- Wyniki są pozytywne - mówi Maciej Zieliński, naczelnik wydziału Gospodarowania Mieniem i Planowania Przestrzennego Urzędu Miejskiego w Krzeszowicach. – Tam, gdzie mamy Rów Krzeszowicki powietrze jest gorszej jakości, ale w okolicy parków miejskich, Dzikich plant czy pałacu Potockich, o wiele lepszej. Tam rośnie starodrzew, który izoluje od hałasu.
Badania to pierwszy krok do odzyskania statusu uzdrowiska, teraz gmina musi sporządzić operat uzdrowiskowy. Będzie sprawdzana, miedzy innymi, powierzchnia terenów zielonych.
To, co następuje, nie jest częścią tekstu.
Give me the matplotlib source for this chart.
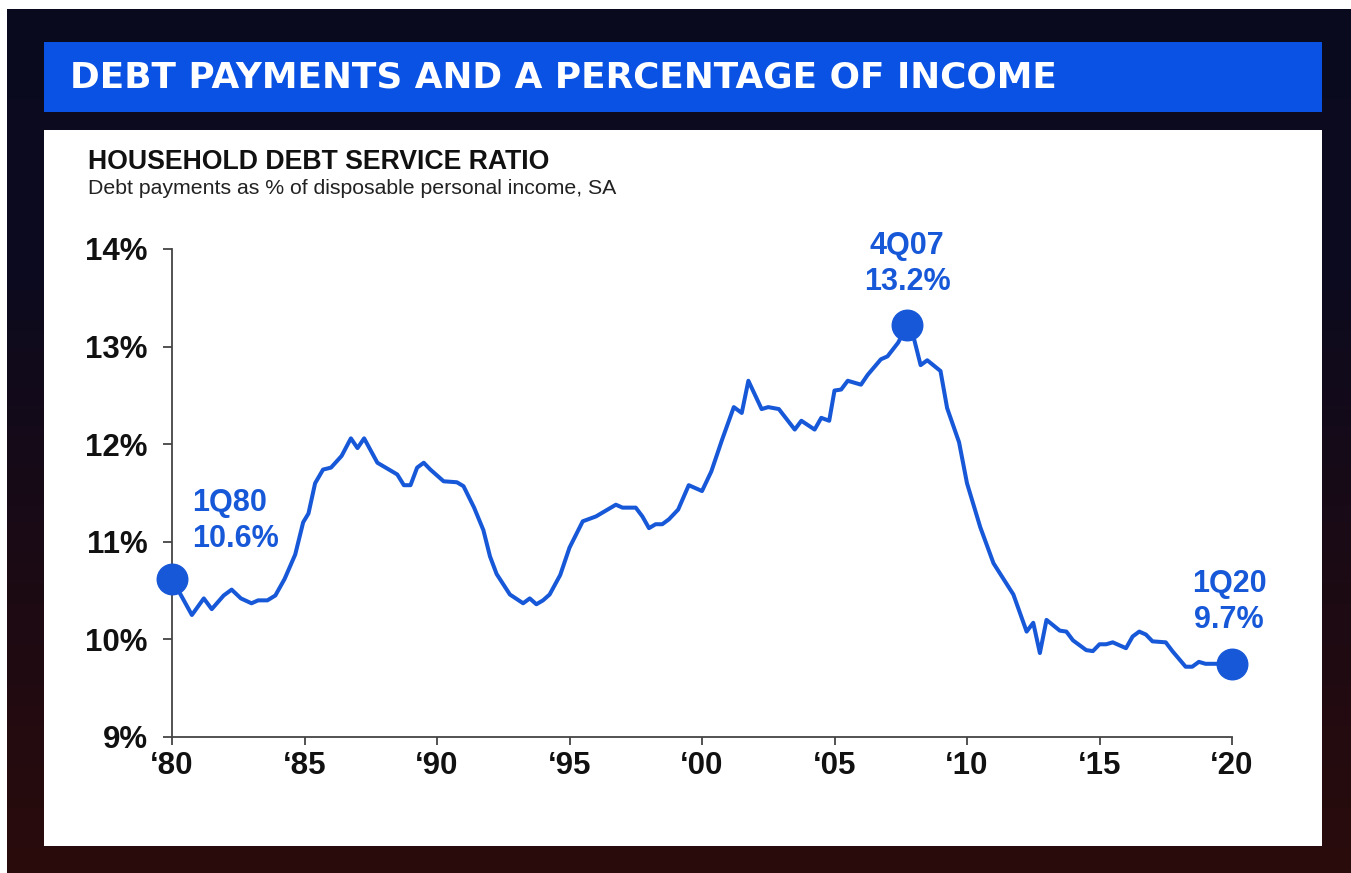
import matplotlib
matplotlib.use('Agg')
import matplotlib.pyplot as plt
import numpy as np
from matplotlib.patches import Rectangle
from matplotlib.colors import LinearSegmentedColormap

# ---------------- data ----------------
years = [1980.0, 1980.75, 1981.2, 1981.5, 1981.95, 1982.25, 1982.6, 1983.0, 1983.25, 1983.6,
         1983.9, 1984.25, 1984.65, 1984.95, 1985.15, 1985.4, 1985.7, 1986.0, 1986.4, 1986.75,
         1987.0, 1987.25, 1987.75, 1988.5, 1988.75, 1989.0, 1989.25, 1989.5, 1989.75, 1990.25,
         1990.75, 1991.0, 1991.4, 1991.75, 1992.0, 1992.25, 1992.75, 1993.25, 1993.5, 1993.75,
         1994.0, 1994.25, 1994.65, 1995.0, 1995.5, 1996.0, 1996.25, 1996.75, 1997.0, 1997.5,
         1997.75, 1998.0, 1998.25, 1998.5, 1998.75, 1999.1, 1999.5, 2000.0, 2000.35, 2000.75,
         2001.2, 2001.5, 2001.75, 2002.25, 2002.5, 2002.9, 2003.5, 2003.75, 2004.25, 2004.5,
         2004.8, 2005.0, 2005.25, 2005.5, 2006.0, 2006.25, 2006.75, 2007.0, 2007.4, 2007.75,
         2008.0, 2008.25, 2008.5, 2009.0, 2009.25, 2009.7, 2010.0, 2010.5, 2011.0, 2011.75,
         2012.25, 2012.5, 2012.75, 2013.0, 2013.5, 2013.75, 2014.0, 2014.5, 2014.75, 2015.0,
         2015.25, 2015.5, 2016.0, 2016.25, 2016.5, 2016.75, 2017.0, 2017.5, 2017.75, 2018.25,
         2018.5, 2018.75, 2019.0, 2019.5, 2020.0]
ratio = [10.62, 10.25, 10.42, 10.31, 10.45, 10.51, 10.42, 10.37, 10.40, 10.40,
         10.45, 10.62, 10.87, 11.20, 11.29, 11.60, 11.74, 11.76, 11.88, 12.06,
         11.96, 12.06, 11.81, 11.69, 11.58, 11.58, 11.76, 11.81, 11.74, 11.62,
         11.61, 11.57, 11.35, 11.12, 10.85, 10.67, 10.46, 10.37, 10.42, 10.36,
         10.40, 10.46, 10.66, 10.94, 11.21, 11.26, 11.30, 11.38, 11.35, 11.35,
         11.26, 11.14, 11.18, 11.18, 11.23, 11.33, 11.58, 11.52, 11.72, 12.04,
         12.38, 12.32, 12.65, 12.36, 12.38, 12.36, 12.15, 12.24, 12.15, 12.27,
         12.24, 12.55, 12.56, 12.65, 12.61, 12.71, 12.87, 12.90, 13.04, 13.22,
         13.08, 12.81, 12.86, 12.75, 12.37, 12.02, 11.60, 11.15, 10.78, 10.46,
         10.08, 10.17, 9.86, 10.20, 10.09, 10.08, 9.99, 9.89, 9.88, 9.95,
         9.95, 9.97, 9.91, 10.03, 10.08, 10.05, 9.98, 9.97, 9.88, 9.72,
         9.72, 9.77, 9.75, 9.75, 9.75]

highlight_years = [1980.0, 2007.75, 2020.0]
highlight_values = [10.62, 13.22, 9.75]
highlight_labels = ['1Q80\n10.6%', '4Q07\n13.2%', '1Q20\n9.7%']

x_ticks = [1980, 1985, 1990, 1995, 2000, 2005, 2010, 2015, 2020]
x_tick_labels = ['\u201880', '\u201885', '\u201890', '\u201895', '\u201800',
                 '\u201805', '\u201810', '\u201815', '\u201820']
y_ticks = [9, 10, 11, 12, 13, 14]
y_tick_labels = ['9%', '10%', '11%', '12%', '13%', '14%']

title = 'DEBT PAYMENTS AND A PERCENTAGE OF INCOME'
chart_title = 'HOUSEHOLD DEBT SERVICE RATIO'
chart_subtitle = 'Debt payments as % of disposable personal income, SA'

# ---------------- styling ----------------
W, H = 1351, 873
BLUE = '#1758d8'
BANNER = '#0a52e4'
SANS = ['Liberation Sans', 'DejaVu Sans']

fig = plt.figure(figsize=(W / 100, H / 100), dpi=100)
fig.patch.set_facecolor('#0b0a1c')


def fx(px):
    return px / W


def fy(py):
    return 1 - py / H


# background gradient (decorative)
bg = fig.add_axes([0, 0, 1, 1], zorder=-10)
grad = np.linspace(0, 1, 256).reshape(-1, 1)
cmap = LinearSegmentedColormap.from_list('bg', ['#0a0b20', '#0d0a1e', '#1c0a14', '#2a0c0c'])
bg.imshow(grad, aspect='auto', cmap=cmap, extent=[0, 1, 0, 1], origin='upper')
bg.set_xlim(0, 1)
bg.set_ylim(0, 1)
bg.axis('off')

# white edge strips
fig.patches.append(Rectangle((0, 0), fx(7), 1, transform=fig.transFigure,
                             facecolor='white', edgecolor='none', zorder=-5))
fig.patches.append(Rectangle((0, fy(9)), 1, 9 / H, transform=fig.transFigure,
                             facecolor='white', edgecolor='none', zorder=-5))

# banner
fig.patches.append(Rectangle((fx(44), fy(112)), fx(1322 - 44), (112 - 42) / H,
                             transform=fig.transFigure, facecolor=BANNER,
                             edgecolor='none', zorder=-4))
fig.text(fx(70), fy(78), title, color='white', fontsize=25.8, fontweight='bold',
         family=['DejaVu Sans'], ha='left', va='center')

# white panel
fig.patches.append(Rectangle((fx(44), fy(846)), fx(1322 - 44), (846 - 130) / H,
                             transform=fig.transFigure, facecolor='white',
                             edgecolor='none', zorder=-4))
fig.text(fx(88), fy(162), chart_title, color='#111111', fontsize=19.2, fontweight='bold',
         family=SANS, ha='left', va='center')
fig.text(fx(88), fy(188), chart_subtitle, color='#222222', fontsize=15.3,
         family=SANS, ha='left', va='center')

# chart axes
ax = fig.add_axes([fx(172), fy(737), fx(1232 - 172), (737 - 249) / H])
ax.set_facecolor('none')
ax.plot(years, ratio, color=BLUE, lw=2.9, solid_joinstyle='round', clip_on=False, zorder=3)
ax.plot(highlight_years, highlight_values, 'o', color=BLUE, ms=22, clip_on=False, zorder=4)

offsets = [(20, 58, 'left'), (0, 61, 'center'), (-3, 62, 'center')]
for xv, yv, lab, (dx, dy, ha) in zip(highlight_years, highlight_values, highlight_labels, offsets):
    ax.annotate(lab, xy=(xv, yv), xytext=(dx, dy), textcoords='offset pixels',
                ha=ha, va='center', color=BLUE, fontsize=22, fontweight='bold',
                family=SANS, linespacing=1.25, annotation_clip=False)

ax.set_xlim(1980, 2020)
ax.set_ylim(9, 14)
ax.set_xticks(x_ticks)
ax.set_xticklabels(x_tick_labels)
ax.set_yticks(y_ticks)
ax.set_yticklabels(y_tick_labels)
for s in ['top', 'right']:
    ax.spines[s].set_visible(False)
for s in ['left', 'bottom']:
    ax.spines[s].set_color('#444444')
    ax.spines[s].set_linewidth(1.3)
ax.tick_params(axis='y', direction='out', length=6.5, width=1.3, color='#444444',
               pad=11, labelsize=22.5, labelcolor='#111111')
ax.tick_params(axis='x', direction='out', length=6, width=1.3, color='#444444',
               pad=4, labelsize=22.5, labelcolor='#111111')
for lbl in ax.get_xticklabels() + ax.get_yticklabels():
    lbl.set_fontweight('bold')
    lbl.set_family(SANS)

fig.savefig('out.png', dpi=100, facecolor=fig.get_facecolor())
Ostateczną decyzję podejmie Ministerstwo Zdrowia.
Krzeszowice były jednym z pierwszych uzdrowisk w Polsce. Miasteczko słynie z wód siarczkowych, które na szerszą skalę wykorzystywano już w XVIII wieku. Pierwsze urządzenia kąpielowe wybudował książę August Czartoryski, potem projekt kontynuowała jego córka księżna Izabella Lubomirska. W 1788 roku zespół uzdrowiskowy składał się z kilku niewielkich domków kąpielowych, dwóch łaźni, szpitala i budynku dla ubogich gości. Uzdrowisko było tak popularne, że w połowie wieku XIX wieku zbudowano linię kolejową z Krakowa do Mysłowic przez Krzeszowice. Miasteczko stało się kurortem leczniczym w 1922 roku, status utraciło w 1966 roku.